Somalia -Following three seasons of inadequate rainfall, the UN warned on Monday that one in every four Somalians is at risk of acute famine as a result of a drought that has slammed the country torn by decades of war. The UN predicts that by May 2022, 4.6 million people will require food aid, as the country has not experienced three consecutive wet seasons in over 30 years. Food, water, and pasture shortages have already driven 169,000 people to flee their homes, with the UN warning that the figure might climb to 1.4 million in six months.

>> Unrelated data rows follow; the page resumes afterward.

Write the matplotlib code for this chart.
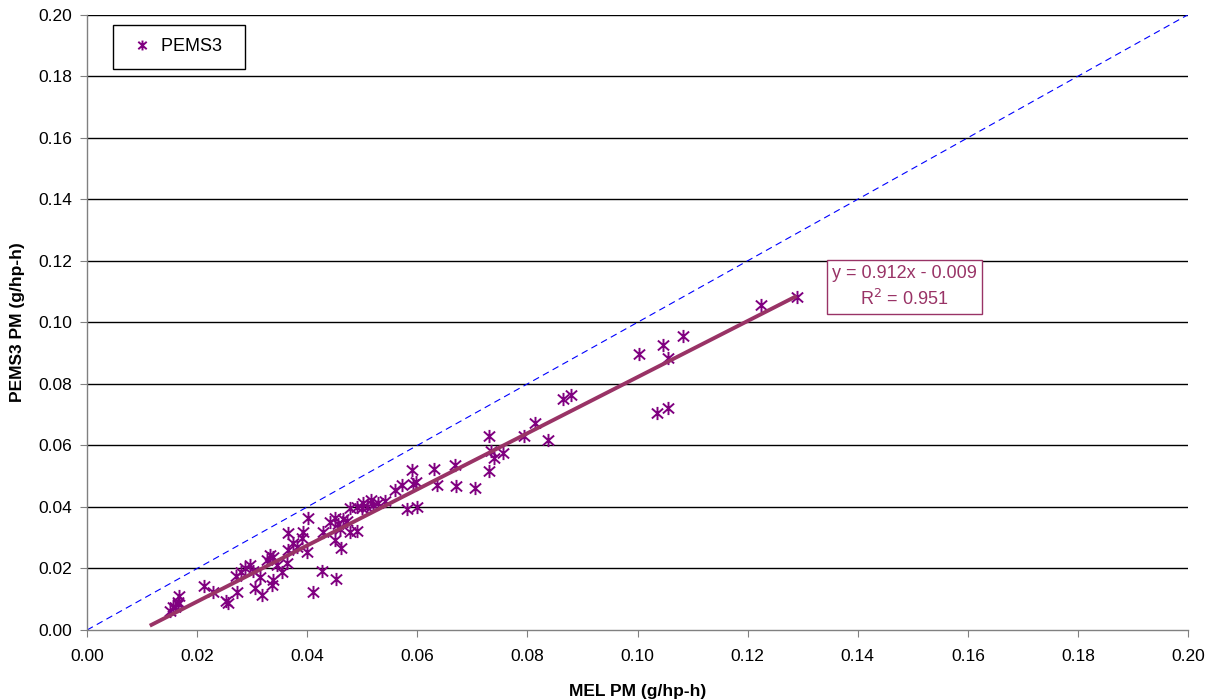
import numpy as np
import matplotlib
matplotlib.use('Agg')
import matplotlib.pyplot as plt
from matplotlib.path import Path

plt.rcParams['font.family'] = ['Liberation Sans', 'DejaVu Sans']

# MEL PM vs PEMS3 PM (g/hp-h)
mel_pm = [0.0151, 0.0156, 0.0160, 0.0165, 0.0167, 0.0165, 0.0213, 0.0229, 0.0253, 0.0256,
          0.0273, 0.0271, 0.0280, 0.0287, 0.0296, 0.0302, 0.0305, 0.0315, 0.0318, 0.0327,
          0.0333, 0.0338, 0.0338, 0.0336, 0.0345, 0.0355, 0.0364, 0.0365, 0.0365, 0.0375,
          0.0382, 0.0391, 0.0393, 0.0400, 0.0402, 0.0411, 0.0427, 0.0429, 0.0451, 0.0453,
          0.0451, 0.0455, 0.0460, 0.0462, 0.0465, 0.0473, 0.0442, 0.0478, 0.0478, 0.0491,
          0.0491, 0.0500, 0.0502, 0.0509, 0.0515, 0.0520, 0.0529, 0.0542, 0.0560, 0.0573,
          0.0582, 0.0591, 0.0593, 0.0598, 0.0600, 0.0631, 0.0636, 0.0669, 0.0671, 0.0705,
          0.0731, 0.0733, 0.0731, 0.0740, 0.0756, 0.0793, 0.0813, 0.0838, 0.0865, 0.0880,
          0.1002, 0.1047, 0.1055, 0.1082, 0.1036, 0.1056, 0.1225, 0.1289]
pems3_pm = [0.0062, 0.0075, 0.0075, 0.0084, 0.0110, 0.0091, 0.0143, 0.0123, 0.0094, 0.0088,
            0.0123, 0.0175, 0.0188, 0.0201, 0.0211, 0.0192, 0.0136, 0.0172, 0.0114, 0.0227,
            0.0243, 0.0237, 0.0162, 0.0146, 0.0211, 0.0188, 0.0218, 0.0315, 0.0260, 0.0282,
            0.0269, 0.0299, 0.0318, 0.0253, 0.0364, 0.0123, 0.0192, 0.0318, 0.0364, 0.0166,
            0.0292, 0.0344, 0.0328, 0.0266, 0.0360, 0.0354, 0.0351, 0.0396, 0.0318, 0.0321,
            0.0399, 0.0396, 0.0412, 0.0399, 0.0422, 0.0406, 0.0412, 0.0419, 0.0455, 0.0471,
            0.0393, 0.0519, 0.0474, 0.0481, 0.0399, 0.0522, 0.0471, 0.0536, 0.0468, 0.0461,
            0.0630, 0.0581, 0.0516, 0.0558, 0.0575, 0.0630, 0.0672, 0.0617, 0.0750, 0.0763,
            0.0896, 0.0925, 0.0883, 0.0955, 0.0705, 0.0721, 0.1055, 0.1081]

# Excel linear trendline as shown in the label
slope = 0.912
intercept = -0.009
r_squared = 0.951
trend_x = [0.0114, 0.1289]

# Excel "star" marker: an X with a vertical bar
star = Path([(0, -1), (0, 1), (-0.85, -0.75), (0.85, 0.75), (-0.85, 0.75), (0.85, -0.75)],
            [Path.MOVETO, Path.LINETO, Path.MOVETO, Path.LINETO, Path.MOVETO, Path.LINETO])

fig = plt.figure(figsize=(12.14, 7.0), dpi=100)
ax = fig.add_axes([0.0717, 0.1, 0.9069, 0.879])

ticks = np.arange(0, 0.2001, 0.02)
for t in ticks[1:]:
    ax.axhline(t, color='black', linewidth=1.0, zorder=1)

ax.plot([0, 0.2], [0, 0.2], color='blue', linestyle=(0, (6, 4)), linewidth=0.8, zorder=2)

ax.plot(mel_pm, pems3_pm, linestyle='none', marker=star, markersize=9.5,
        markeredgecolor='#800080', markerfacecolor='none', markeredgewidth=1.4,
        label='PEMS3', zorder=3)

tx = np.array(trend_x)
ax.plot(tx, slope * tx + intercept, color='#993366', linewidth=2.8, zorder=4,
        solid_capstyle='butt')

ax.text(0.14845, 0.1115, 'y = %.3fx - %.3f\nR$^2$ = %.3f' % (slope, -intercept, r_squared),
        color='#993366', fontsize=13, ha='center', va='center', linespacing=1.45,
        multialignment='center',
        bbox=dict(boxstyle='square,pad=0.28', facecolor='white', edgecolor='#993366', linewidth=1))

ax.set_xlim(0, 0.2)
ax.set_ylim(0, 0.2)
ax.set_xticks(ticks)
ax.set_yticks(ticks)
ax.set_xticklabels(['%.2f' % t for t in ticks])
ax.set_yticklabels(['%.2f' % t for t in ticks])
ax.tick_params(direction='out', length=5, color='#808080', labelsize=12.5)
ax.tick_params(axis='x', pad=9)
ax.tick_params(axis='y', pad=6)

for side in ['top', 'right']:
    ax.spines[side].set_visible(False)
for side in ['left', 'bottom']:
    ax.spines[side].set_color('#808080')
    ax.spines[side].set_linewidth(1.0)

ax.set_xlabel('MEL PM (g/hp-h)', fontsize=12.5, fontweight='bold', labelpad=14)
ax.set_ylabel('PEMS3 PM (g/hp-h)', fontsize=12.5, fontweight='bold', labelpad=9)

leg = ax.legend(loc='upper left', bbox_to_anchor=(0.0236, 0.984), borderaxespad=0,
                fontsize=13, fancybox=False, edgecolor='black', framealpha=1,
                borderpad=0.75, handlelength=1.7, handletextpad=0.2, markerscale=0.75)
leg.get_texts()[0].set_text('PEMS3  ')
leg.get_frame().set_linewidth(1.0)

fig.savefig('out.png', dpi=100)
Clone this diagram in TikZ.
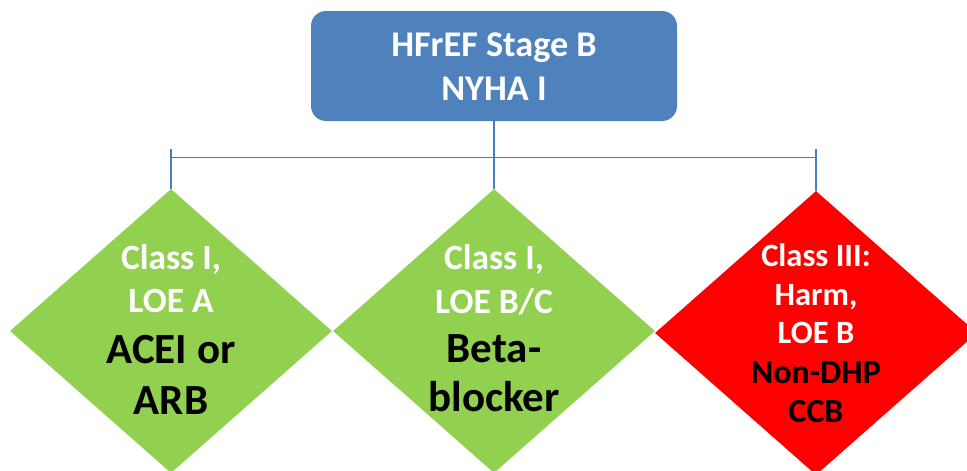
\documentclass[tikz,border=0pt]{standalone}
\usepackage{fontspec}
\setmainfont{Carlito}
\usetikzlibrary{shapes.geometric}
\definecolor{boxblue}{HTML}{4F81BD}
\definecolor{lineblue}{HTML}{4A7EBB}
\definecolor{leafgreen}{HTML}{92D050}
\definecolor{harmred}{HTML}{FF0000}
\tikzset{
  topbox/.style={draw=none, fill=boxblue, rounded corners=15pt, minimum width=366pt, minimum height=110pt, inner sep=0pt},
  dia/.style={diamond, draw=none, minimum width=322pt, minimum height=284pt, inner sep=0pt},
  wt/.style={anchor=base, text=white, inner sep=0pt, font=\bfseries\fontsize{35.5}{40}\selectfont},
  wts/.style={anchor=base, text=white, inner sep=0pt, font=\bfseries\fontsize{32.5}{38}\selectfont},
  bt/.style={anchor=base, text=black, inner sep=0pt, font=\bfseries\fontsize{43}{48}\selectfont},
  bts/.style={anchor=base, text=black, inner sep=0pt, font=\bfseries\fontsize{33.8}{38}\selectfont},
  tt/.style={anchor=base, text=white, inner sep=0pt, font=\bfseries\fontsize{36.2}{42}\selectfont},
  conn/.style={draw=lineblue, line width=1.1pt}
}
\begin{document}
\begin{tikzpicture}[x=1pt, y=-1pt]
\clip (0,0) rectangle (967,471);
\fill[white] (0,0) rectangle (967,471);
% top box
\node[topbox] (top) at (494,66) {};
\node[tt] (t1) at (494,56) {HFrEF Stage B};
\node[tt] (t2) at (494,100) {NYHA I};
% diamonds
\node[dia, fill=leafgreen] (d1) at (171,331) {};
\node[dia, fill=leafgreen] (d2) at (494,331) {};
\node[dia, fill=harmred] (d3) at (816,333) {};
% connectors
\coordinate (hl) at (171,157);
\coordinate (hr) at (816,157);
\coordinate (tl) at (171,149);
\coordinate (tr) at (816,149);
\draw[conn] (top.south) -- (d2.north);
\draw[conn, line width=0.9pt] (hl) -- (hr);
\draw[conn, line width=1.6pt] (tl) -- (d1.north);
\draw[conn, line width=1.4pt] (tr) -- (d3.north);
% texts left
\node[wt] (a1) at (171,269) {Class I,};
\node[wt] (a2) at (171,312) {LOE A};
\node[bt] (a3) at (171,363) {ACEI or};
\node[bt] (a4) at (171,414) {ARB};
% texts middle
\node[wt] (b1) at (494,269) {Class I,};
\node[wt] (b2) at (494,313) {LOE B/C};
\node[bt] (b3) at (494,362) {Beta-};
\node[bt] (b4) at (494,411) {blocker};
% texts right
\node[wts] (c1) at (816,266) {Class III:};
\node[wts] (c2) at (816,305) {Harm,};
\node[wts] (c3) at (816,343) {LOE B};
\node[bts] (c4) at (816,383) {Non-DHP};
\node[bts] (c5) at (816,422) {CCB};
\end{tikzpicture}
\end{document}
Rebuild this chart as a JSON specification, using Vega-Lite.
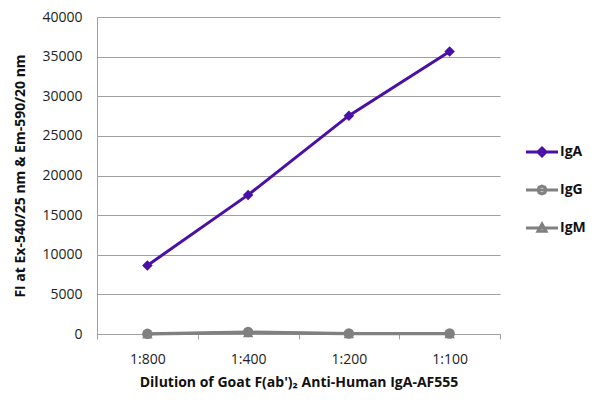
{
  "$schema": "https://vega.github.io/schema/vega-lite/v6.json",
  "width": 403,
  "height": 317,
  "autosize": {"type": "none"},
  "padding": {"left": 97, "top": 17, "right": 100, "bottom": 68},
  "background": "white",
  "config": {
    "font": "Open Sans",
    "view": {"stroke": null},
    "axis": {"labelFont": "Open Sans", "titleFont": "Open Sans", "labelFontSize": 14, "labelColor": "#222", "titleFontSize": 14, "titleFontWeight": "bold", "titleColor": "#111", "domainColor": "#a0a0a0", "gridColor": "#a0a0a0", "tickColor": "#a0a0a0", "labelOverlap": false},
    "legend": {"labelFont": "Open Sans", "labelFontSize": 14, "labelFontWeight": "bold", "labelColor": "#111"}
  },
  "data": {
    "values": [
      {"dilution": "1:800", "series": "IgA", "fi": 8650},
      {"dilution": "1:400", "series": "IgA", "fi": 17550},
      {"dilution": "1:200", "series": "IgA", "fi": 27550},
      {"dilution": "1:100", "series": "IgA", "fi": 35650},
      {"dilution": "1:800", "series": "IgG", "fi": 20},
      {"dilution": "1:400", "series": "IgG", "fi": 250},
      {"dilution": "1:200", "series": "IgG", "fi": 60},
      {"dilution": "1:100", "series": "IgG", "fi": 60},
      {"dilution": "1:800", "series": "IgM", "fi": 10},
      {"dilution": "1:400", "series": "IgM", "fi": 150},
      {"dilution": "1:200", "series": "IgM", "fi": 30},
      {"dilution": "1:100", "series": "IgM", "fi": 30}
    ]
  },
  "encoding": {
    "x": {
      "field": "dilution", "type": "ordinal", "sort": ["1:800", "1:400", "1:200", "1:100"],
      "scale": {"paddingInner": 0, "paddingOuter": 0},
      "axis": {"title": "Dilution of Goat F(ab')₂ Anti-Human IgA-AF555", "labelAngle": 0, "tickBand": "extent", "ticks": true, "tickSize": 5, "labelPadding": 13, "titlePadding": 9, "grid": false}
    },
    "y": {
      "field": "fi", "type": "quantitative",
      "scale": {"domain": [0, 40000]},
      "axis": {"title": "FI at Ex-540/25 nm & Em-590/20 nm", "values": [0,5000,10000,15000,20000,25000,30000,35000,40000], "format": "d", "ticks": false, "labelPadding": 15, "titlePadding": 14, "grid": true}
    }
  },
  "layer": [
    {
      "mark": {"type": "line", "strokeWidth": 3},
      "encoding": {
        "order": {"field": "series"},
        "color": {
          "field": "series", "type": "nominal",
          "scale": {"domain": ["IgA", "IgG", "IgM"], "range": ["#4a0fa6", "#808080", "#808080"]},
          "legend": {
            "title": null, "orient": "none", "legendX": 438, "legendY": 128,
            "rowPadding": 18, "symbolSize": 1024, "labelOffset": 11,
            "encode": {"symbols": {"update": {
              "shape": {"signal": "datum.value === 'IgA' ? 'M-4,0H4M0,-1L1,0L0,1L-1,0Z' : datum.value === 'IgG' ? 'M-4,0H4M1,0L0.71,0.71L0,1L-0.71,0.71L-1,0L-0.71,-0.71L0,-1L0.71,-0.71Z' : 'M-4,0H4M0,-1L1,0.8L-1,0.8Z'"},
              "size": {"value": 64},
              "strokeWidth": {"value": 3},
              "opacity": {"value": 1},
              "fillOpacity": {"value": 1},
              "fill": {"signal": "scale('color', datum.value)"},
              "stroke": {"signal": "scale('color', datum.value)"}
            }}}
          }
        }
      }
    },
    {
      "mark": {"type": "point", "filled": true, "size": 110, "opacity": 1},
      "encoding": {
        "color": {
          "field": "series", "type": "nominal",
          "scale": {"domain": ["IgA", "IgG", "IgM"], "range": ["#4a0fa6", "#808080", "#808080"]},
          "legend": null
        },
        "shape": {
          "field": "series", "type": "nominal",
          "scale": {"domain": ["IgA", "IgG", "IgM"], "range": ["diamond", "circle", "triangle-up"]},
          "legend": null
        }
      }
    }
  ],
  "resolve": {"scale": {"color": "independent", "shape": "independent"}, "legend": {"color": "independent", "shape": "independent"}}
}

Natural disasters, rather than violence, have been the main cause of displacement in Somalia in recent years, a country that is among the most vulnerable to climate change. “It’s going to be an unprecedented calamity,” UN humanitarian coordinator for Somalia Adam Abdelmoula told AFP, estimating that 300,000 children under the age of five are at risk of severe malnutrition in the coming months. He warned, “They will die if we don’t help them quickly,” as the UN requested $1.5 billion to help with the disaster.
According to the UN, nearly half of Somalia’s population of 15.9 million people will require humanitarian assistance and protection in 2022, a 30 percent rise in only one year. At least seven out of 10 Somalis are poor, and the drought has wreaked havoc on already tenuous sources of income—livestock losses, lower harvests, all of which are compounded by high inflation. “The risk is so grave that children, women, and men in Somalia may go hungry unless immediate humanitarian assistance is provided,” said Khadija Diriye, Somalia’s Minister of Humanitarian Affairs and Crisis Management.
In November, the Somali government declared a humanitarian emergency due to the drought. Drought and floods struck Kenya and South Sudan recently, killing cattle, damaging pastures, and wrecking crops. Water and food shortages have sparked fears of resource strife between communities. Extreme weather occurrences are becoming more frequent and intense, according to experts, who attribute this to climate change.